Please forgive my confusion. I haven't paid enough attention to the immediacy of reviews in the past, but isn't opening night still happening? Do some critics post reviews on opening night, after the curtain is up, based on earlier performances? I'm sorry to sound dumb about this - - and I always hesitate to ask what I know some on these boards will attack as a stupid question, but I am curious. Thank you.
OK.... that makes sense, but don't most of the big critics also attend opening night? And don't some of the bigger reviews come out afterward? NY Times, for instance?
I don't think there was an empty seat the night I saw it, and the audience was fully engaged. And from the reviews I've read, even in the mixed ones, there's plenty of material for advertising. So I guess I'm saying that I sure hope you're wrong about the reviews shutting it down.
Well, thanks, blaxx. It's so nice to have so-called grown-ups call you names when you're just trying to contribute to a discussion. And I'm far from the only "clueless" person out there if you're counting anyone who enjoyed Enron as such.
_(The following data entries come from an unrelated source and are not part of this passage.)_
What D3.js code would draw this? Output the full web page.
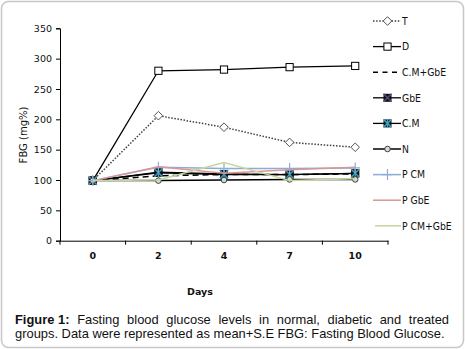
<!DOCTYPE html>
<html><head><meta charset="utf-8">
<script src="https://cdn.jsdelivr.net/npm/d3@7/dist/d3.min.js"></script>
<style>html,body{margin:0;padding:0;background:#fff;}svg{display:block;}</style>
</head><body>
<svg id="chart" width="465" height="349"></svg>
<script>
const days = ["0", "2", "4", "7", "10"];
const seriesNames = ["T", "D", "C.M+GbE", "GbE", "C.M", "N", "P CM", "P GbE", "P CM+GbE"];
const T = [99, 206, 187, 162, 154];
const D = [99, 280, 282, 286, 288];
const CMGbE = [99, 107, 109, 109, 110];
const GbE = [99, 113, 110, 109, 111];
const CM = [99, 112, 109, 109, 111];
const N = [99, 99, 100, 101, 101];
const PCM = [99, 121, 119, 119, 120];
const PGbE = [99, 122, 111, 117, 121];
const PCMGbE = [99, 100, 129, 99, 102];
const yTicks = [0, 50, 100, 150, 200, 250, 300, 350];
const yLabel = "FBG (mg%)";
const xLabel = "Days";
const captionBold = "Figure 1:";
const captionLine1 = "Fasting blood glucose levels in normal, diabetic and treated";
const captionLine2 = "groups. Data were represented as mean+S.E FBG: Fasting Blood Glucose.";

const seriesValues = [T, D, CMGbE, GbE, CM, N, PCM, PGbE, PCMGbE];
const styles = [
  {color: "#404040", width: 1.5, dash: "1.5,1.6", marker: "diamond", ldash: "1.5,1.6"},
  {color: "#000", width: 1.3, dash: null, marker: "square"},
  {color: "#000", width: 1.5, dash: "6,4", marker: null, ldash: "5,4.5"},
  {color: "#000", width: 1.3, dash: null, marker: "xsq"},
  {color: "#000", width: 1.3, dash: null, marker: "asq"},
  {color: "#000", width: 1.5, dash: null, marker: "circle"},
  {color: "#8eaad8", width: 1.5, dash: null, marker: "plus"},
  {color: "#d99694", width: 1.5, dash: null, marker: null},
  {color: "#c3d69b", width: 1.5, dash: null, marker: null}
];

const svg = d3.select("#chart");
const font = "'DejaVu Sans', Verdana, sans-serif";
const condFont = "'DejaVu Sans Condensed', 'DejaVu Sans', sans-serif";

// frame
svg.append("rect").attr("x", 1.5).attr("y", 1.5).attr("width", 462).attr("height", 346)
  .attr("rx", 7).attr("fill", "none").attr("stroke", "#c8c8c8").attr("stroke-width", 1.5);

const x = d3.scaleBand().domain(days).range([60, 388]).padding(0);
const y = d3.scaleLinear().domain([0, 350]).range([240.7, 28.3]);
const cx = d => x(d) + x.bandwidth() / 2;

// y axis
const yAxis = svg.append("g").attr("transform", "translate(60,0)")
  .call(d3.axisLeft(y).tickValues(yTicks).tickSize(4).tickPadding(4));
yAxis.select(".domain").attr("stroke", "#000");
yAxis.selectAll(".tick line").attr("stroke", "#000");
yAxis.selectAll("text").attr("font-family", font).attr("font-size", 9.5).attr("fill", "#111");

// x axis
const xAxis = svg.append("g").attr("transform", "translate(0,240.7)")
  .call(d3.axisBottom(x).tickSize(0).tickPadding(12));
xAxis.select(".domain").attr("stroke", "#000");
xAxis.selectAll("text").attr("font-family", font).attr("font-size", 9.5).attr("font-weight", "bold").attr("fill", "#111");
const bounds = days.map(d => x(d)).concat([x(days[days.length - 1]) + x.bandwidth()]);
xAxis.selectAll(".bt").data(bounds).enter().append("line")
  .attr("x1", d => d).attr("x2", d => d).attr("y1", 0).attr("y2", 4).attr("stroke", "#000");

// axis titles
svg.append("text").attr("transform", "translate(23,135) rotate(-90)")
  .attr("text-anchor", "middle").attr("dy", "0.35em")
  .attr("font-family", font).attr("font-size", 10).attr("fill", "#111").text(yLabel);
svg.append("text").attr("x", 200).attr("y", 295)
  .attr("text-anchor", "middle").attr("font-family", font).attr("font-size", 9.5)
  .attr("font-weight", "bold").attr("fill", "#111").text(xLabel);

function drawMarker(g, type, px, py, st) {
  if (type === "diamond") {
    g.append("path").attr("d", `M${px},${py-4.3}L${px+4.3},${py}L${px},${py+4.3}L${px-4.3},${py}Z`)
      .attr("fill", "#fff").attr("stroke", "#505050").attr("stroke-width", 1);
  } else if (type === "square") {
    g.append("rect").attr("x", px - 3.6).attr("y", py - 3.6).attr("width", 7.2).attr("height", 7.2)
      .attr("fill", "#fff").attr("stroke", "#000").attr("stroke-width", 1);
  } else if (type === "xsq" || type === "asq") {
    g.append("rect").attr("x", px - 4).attr("y", py - 4).attr("width", 8).attr("height", 8).attr("fill", "#111");
    const c = type === "xsq" ? "#5b4a7a" : "#3aa0c0";
    g.append("path").attr("d", `M${px-4},${py-4}L${px+4},${py+4}M${px+4},${py-4}L${px-4},${py+4}`)
      .attr("stroke", c).attr("stroke-width", 1.5);
    if (type === "asq") g.append("path").attr("d", `M${px},${py-4.5}L${px},${py+4.5}`).attr("stroke", c).attr("stroke-width", 1.3);
  } else if (type === "circle") {
    g.append("circle").attr("cx", px).attr("cy", py).attr("r", 2.8)
      .attr("fill", "#d8dcd0").attr("stroke", "#404040").attr("stroke-width", 1);
  } else if (type === "plus") {
    g.append("path").attr("d", `M${px-5},${py}L${px+5},${py}M${px},${py-5.5}L${px},${py+5.5}`)
      .attr("stroke", st.color).attr("stroke-width", 1.2);
  }
}

const line = d3.line().x((v, i) => cx(days[i])).y(v => y(v));
const plot = svg.append("g");
seriesValues.forEach((vals, si) => {
  const st = styles[si];
  const g = plot.append("g");
  g.append("path").attr("d", line(vals)).attr("fill", "none")
    .attr("stroke", st.color).attr("stroke-width", st.width)
    .attr("stroke-dasharray", st.dash);
  if (st.marker) vals.forEach((v, i) => drawMarker(g, st.marker, cx(days[i]), y(v), st));
});

// legend
const lg = svg.append("g");
seriesNames.forEach((name, i) => {
  const st = styles[i];
  const ly = 21 + i * 25.6;
  const x0 = i === 8 ? 375 : 373;
  lg.append("line").attr("x1", x0).attr("x2", 401).attr("y1", ly).attr("y2", ly)
    .attr("stroke", st.color).attr("stroke-width", st.width)
    .attr("stroke-dasharray", st.ldash || st.dash);
  if (st.marker) drawMarker(lg, st.marker, 387.5, ly, st);
  lg.append("text").attr("x", 402).attr("y", ly).attr("dy", "0.36em")
    .attr("font-family", condFont).attr("font-size", 10.3).attr("fill", "#111").text(name);
});

// caption
const capFont = "'Liberation Sans', Arial, sans-serif";
const left = 15, right = 449, line2Width = 430;
const cap = svg.append("g").attr("font-family", capFont).attr("font-size", 13).attr("fill", "#111");
// line 2 (fit size)
const l2 = cap.append("text").attr("x", left).attr("y", 338).text(captionLine2);
const w2 = l2.node().getComputedTextLength();
const capSize = 13 * line2Width / w2;
cap.attr("font-size", capSize);
// line 1 justified
const words1 = [captionBold].concat(captionLine1.split(" "));
const nodes = words1.map((w, i) => cap.append("text").attr("y", 324)
  .attr("font-weight", i < 1 ? "bold" : "normal").text(w));
const widths = nodes.map(n => n.node().getComputedTextLength());
const total = d3.sum(widths);
const gap = (right - left - total) / (words1.length - 1);
let cur = left;
nodes.forEach((n, i) => { n.attr("x", cur); cur += widths[i] + gap; });
</script>
</body></html>
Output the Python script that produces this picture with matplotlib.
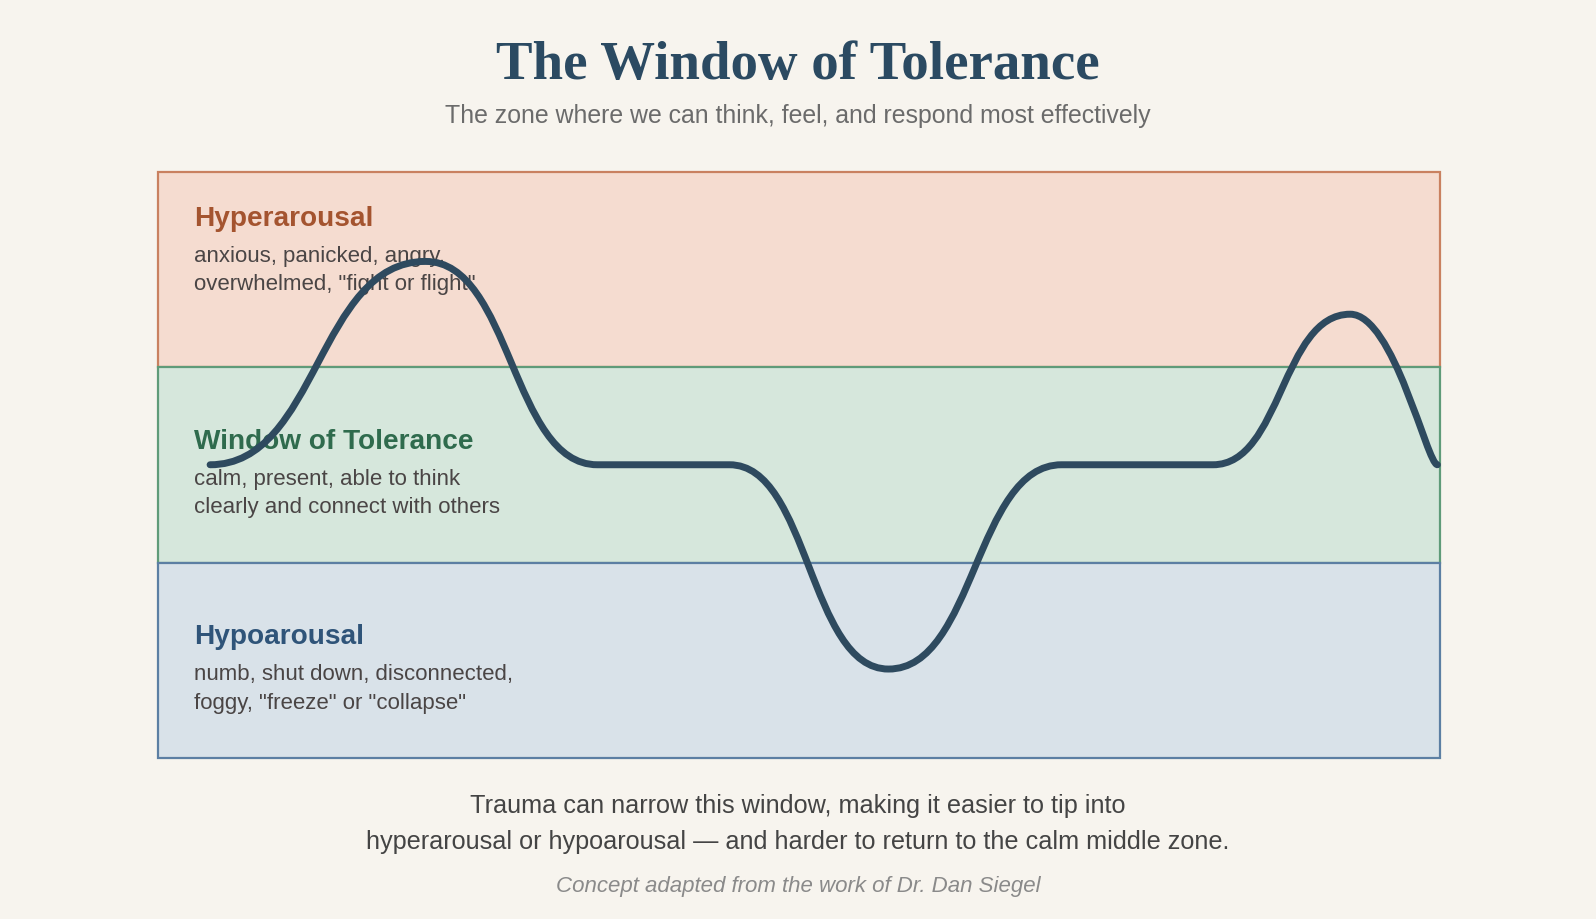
import matplotlib
matplotlib.use("Agg")
import matplotlib.pyplot as plt
from matplotlib.patches import Rectangle, PathPatch
from matplotlib.path import Path

# ---------------------------
# DATA
# ---------------------------

zone_names = ["Hyperarousal", "Window of Tolerance", "Hypoarousal"]
zone_lower = [2, 1, 0]
zone_upper = [3, 2, 1]
zone_desc = [
    ["anxious, panicked, angry,", "overwhelmed, \"fight or flight\""],
    ["calm, present, able to think", "clearly and connect with others"],
    ["numb, shut down, disconnected,", "foggy, \"freeze\" or \"collapse\""],
]

# arousal curve: anchor points (time 0-100, arousal level 0-3)
curve_x = [4.1, 20.9, 34.3, 44.6, 57.0, 70.5, 82.3, 93.0, 99.8]
curve_y = [1.50, 2.54, 1.50, 1.50, 0.455, 1.50, 1.50, 2.27, 1.50]

title = "The Window of Tolerance"
subtitle = "The zone where we can think, feel, and respond most effectively"
note_lines = [
    "Trauma can narrow this window, making it easier to tip into",
    "hyperarousal or hypoarousal \u2014 and harder to return to the calm middle zone.",
]
credit = "Concept adapted from the work of Dr. Dan Siegel"

# ---------------------------
# STYLE
# ---------------------------

BG = "#f7f4ee"
fills = ["#f5dcd0", "#d6e7dc", "#d9e2e9"]
edges = ["#c98160", "#5f9b79", "#5c7fa3"]
label_colors = ["#a4542f", "#2f6b4d", "#2f5479"]
DESC_COLOR = "#4a4545"
CURVE_COLOR = "#2e4a5f"

W, H = 1596, 920
fig = plt.figure(figsize=(W / 100, H / 100), dpi=100, facecolor=BG)

# box: left 157.5px, right 1440px, top 172.5px, bottom 759px
ax = fig.add_axes([157.5 / W, (H - 759) / H, 1282.5 / W, 586.5 / H])
ax.set_xlim(0, 100)
ax.set_ylim(0, 3)
ax.axis("off")

for i in range(3):
    rect = Rectangle((0, zone_lower[i]), 100, zone_upper[i] - zone_lower[i],
                     facecolor=fills[i], edgecolor=edges[i], linewidth=1.6,
                     clip_on=False, zorder=1 + i * 0.1)
    ax.add_patch(rect)

# text rows (px from top of figure)
label_base = [226, 449, 644.5]
desc_base = [[261.5, 290], [484.5, 513], [680, 708.5]]
px_to_y = lambda py: (759 - py) / 195.5
txt_x = (194.5 - 157.5) / 12.825

for i in range(3):
    ax.text(txt_x, px_to_y(label_base[i]), zone_names[i], family="Liberation Sans",
            fontweight="bold", fontsize=20.2, color=label_colors[i],
            va="baseline", ha="left", zorder=3)
    for line, yb in zip(zone_desc[i], desc_base[i]):
        ax.text(txt_x, px_to_y(yb), line, family="Liberation Sans",
                fontsize=16, color=DESC_COLOR, va="baseline", ha="left", zorder=3)

# curve as smooth bezier through anchors
verts = [(curve_x[0], curve_y[0])]
codes = [Path.MOVETO]
last = len(curve_x) - 2
for i in range(len(curve_x) - 1):
    x0, y0 = curve_x[i], curve_y[i]
    x1, y1 = curve_x[i + 1], curve_y[i + 1]
    dx = x1 - x0
    c1 = (x0 + 0.5 * dx, y0)
    # last stretch drops steeply and only hooks at the very end
    c2 = (x1 - (0.12 if i == last else 0.5) * dx, y1)
    verts += [c1, c2, (x1, y1)]
    codes += [Path.CURVE4] * 3

ax.add_patch(PathPatch(Path(verts, codes), facecolor="none", edgecolor=CURVE_COLOR,
                       linewidth=5, capstyle="round", joinstyle="round",
                       clip_on=False, zorder=4))

# ---------------------------
# TITLES / NOTES
# ---------------------------

def ftext(px_y, s, **kw):
    fig.text(0.5, 1 - px_y / H, s, ha="center", va="baseline", **kw)

ftext(78.5, title, family="Liberation Serif", fontweight="bold", fontsize=39.5, color="#2b4a62")
ftext(123, subtitle, family="Liberation Sans", fontsize=17.9, color="#6b6b6b")
ftext(813, note_lines[0], family="Liberation Sans", fontsize=18.2, color="#444444")
ftext(849, note_lines[1], family="Liberation Sans", fontsize=18.2, color="#444444")
ftext(892, credit, family="Liberation Sans", style="italic", fontsize=16, color="#8a8a8a")

fig.savefig("out.png", dpi=100, facecolor=BG)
What is with you and the rest of the nasty people who haunt these boards and ruin otherwise civil threads? You're clearly not happy unless you're on the attack. And if you happen to work in the theater business, I might remind you that it's "clueless" people like me whose paid tickets pay your salary.
I've seen upwards of 150 shows on Broadway and I've loved some, enjoyed most, disliked some, but still have never felt the need to attack either the people in a show (who work their hearts out no matter what anyone thinks of the effort) or posters with other opinions.
...the synergy between Prebble’s play and Goold’s staging creates something that could only occur in the theater — a three-dimensional distillation of the greed, fraud and self-serving genius that spelled not just the demise of a company but the emergence of a form of casino capitalism that would by the decade’s end lead to the worst recession since the Great Depression. “Enron,” which had its official opening Tuesday at the Broadhurst Theatre, concentrates on a handful of top executives and ends up hauling in the zeitgeist.
Would you believe that that show often looks and behaves like a musical? Consummate song-and-dance man Norbert Leo Butz (a Tony winner for “Dirty Rotten Scoundrels”) stars as Jeffrey Skilling, the nerdy Harvard-educated numbers guy who brought to Enron the concept of “mark to market,” which allows future income, valued at current market prices, to be written down as earnings as soon as deals are signed. Now this wouldn’t seem like the kind of thing to inspire much razzmatazz, but when the company’s stock price starts soaring, all that adrenaline-fueled avarice has a way of putting even socially awkward Skilling in a campy Hugh Jackman mood.
Goold, who directed the strikingly modern “Macbeth” with Patrick Stewart on Broadway in 2008, magnificently orchestrates this layered multimedia extravaganza on a set by Anthony Ward that’s like a mix between a smart phone and a corporate meeting room....
Does someone have full access to Newsday? Not being a subscriber, this is as far as I could get:
Funny money gets devalued in 'Enron' April 27, 2010 By LINDA WINER linda.winer@newsday.com
For "Enron" to be any more timely, the financial satire with music would have to be happening in the offices of Goldman Sachs' lawyers. If Rupert Goold's fanciful multimedia staging of Lucy Prebble's London hit were any livelier, the actors wearing voracious debt-eating raptors masks on their heads would be dashing up the theater aisles gobbling credit-card receipts from our wallets.